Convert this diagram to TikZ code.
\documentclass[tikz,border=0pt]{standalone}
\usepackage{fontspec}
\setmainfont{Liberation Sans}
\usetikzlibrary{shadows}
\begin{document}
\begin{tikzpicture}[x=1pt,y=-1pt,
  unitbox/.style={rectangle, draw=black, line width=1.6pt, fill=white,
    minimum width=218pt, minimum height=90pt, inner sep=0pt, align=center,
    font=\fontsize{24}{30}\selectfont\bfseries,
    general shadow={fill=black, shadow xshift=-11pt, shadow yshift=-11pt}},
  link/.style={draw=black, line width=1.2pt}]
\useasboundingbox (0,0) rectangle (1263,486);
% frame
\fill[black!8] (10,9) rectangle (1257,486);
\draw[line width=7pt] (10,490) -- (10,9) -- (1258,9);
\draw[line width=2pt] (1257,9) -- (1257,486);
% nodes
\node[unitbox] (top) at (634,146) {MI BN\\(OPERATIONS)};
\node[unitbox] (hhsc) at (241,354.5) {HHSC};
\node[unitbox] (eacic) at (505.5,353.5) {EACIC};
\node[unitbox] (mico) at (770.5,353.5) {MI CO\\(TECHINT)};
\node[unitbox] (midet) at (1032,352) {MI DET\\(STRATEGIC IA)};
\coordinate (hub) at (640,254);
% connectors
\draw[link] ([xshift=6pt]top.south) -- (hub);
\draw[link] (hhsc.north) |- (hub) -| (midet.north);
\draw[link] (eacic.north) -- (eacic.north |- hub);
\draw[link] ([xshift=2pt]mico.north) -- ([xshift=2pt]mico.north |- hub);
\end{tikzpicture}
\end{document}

+ + + + + + +

**Task requirements:**
Reproduce all of the data exactly as given.

**Exercise result:**
Convert this diagram to TikZ code.
\documentclass[tikz,border=0pt]{standalone}
\usepackage{fontspec}
\setmainfont{Liberation Sans}
\usetikzlibrary{shadows}
\begin{document}
\begin{tikzpicture}[x=1pt,y=-1pt,
  unitbox/.style={rectangle, draw=black, line width=1.6pt, fill=white,
    minimum width=218pt, minimum height=90pt, inner sep=0pt, align=center,
    font=\fontsize{24}{30}\selectfont\bfseries,
    general shadow={fill=black, shadow xshift=-11pt, shadow yshift=-11pt}},
  link/.style={draw=black, line width=1.2pt}]
\useasboundingbox (0,0) rectangle (1263,486);
% frame
\fill[black!8] (10,9) rectangle (1257,486);
\draw[line width=7pt] (10,490) -- (10,9) -- (1258,9);
\draw[line width=2pt] (1257,9) -- (1257,486);
% nodes
\node[unitbox] (top) at (634,146) {MI BN\\(OPERATIONS)};
\node[unitbox] (hhsc) at (241,354.5) {HHSC};
\node[unitbox] (eacic) at (505.5,353.5) {EACIC};
\node[unitbox] (mico) at (770.5,353.5) {MI CO\\(TECHINT)};
\node[unitbox] (midet) at (1032,352) {MI DET\\(STRATEGIC IA)};
\coordinate (hub) at (640,254);
% connectors
\draw[link] ([xshift=6pt]top.south) -- (hub);
\draw[link] (hhsc.north) |- (hub) -| (midet.north);
\draw[link] (eacic.north) -- (eacic.north |- hub);
\draw[link] ([xshift=2pt]mico.north) -- ([xshift=2pt]mico.north |- hub);
\end{tikzpicture}
\end{document}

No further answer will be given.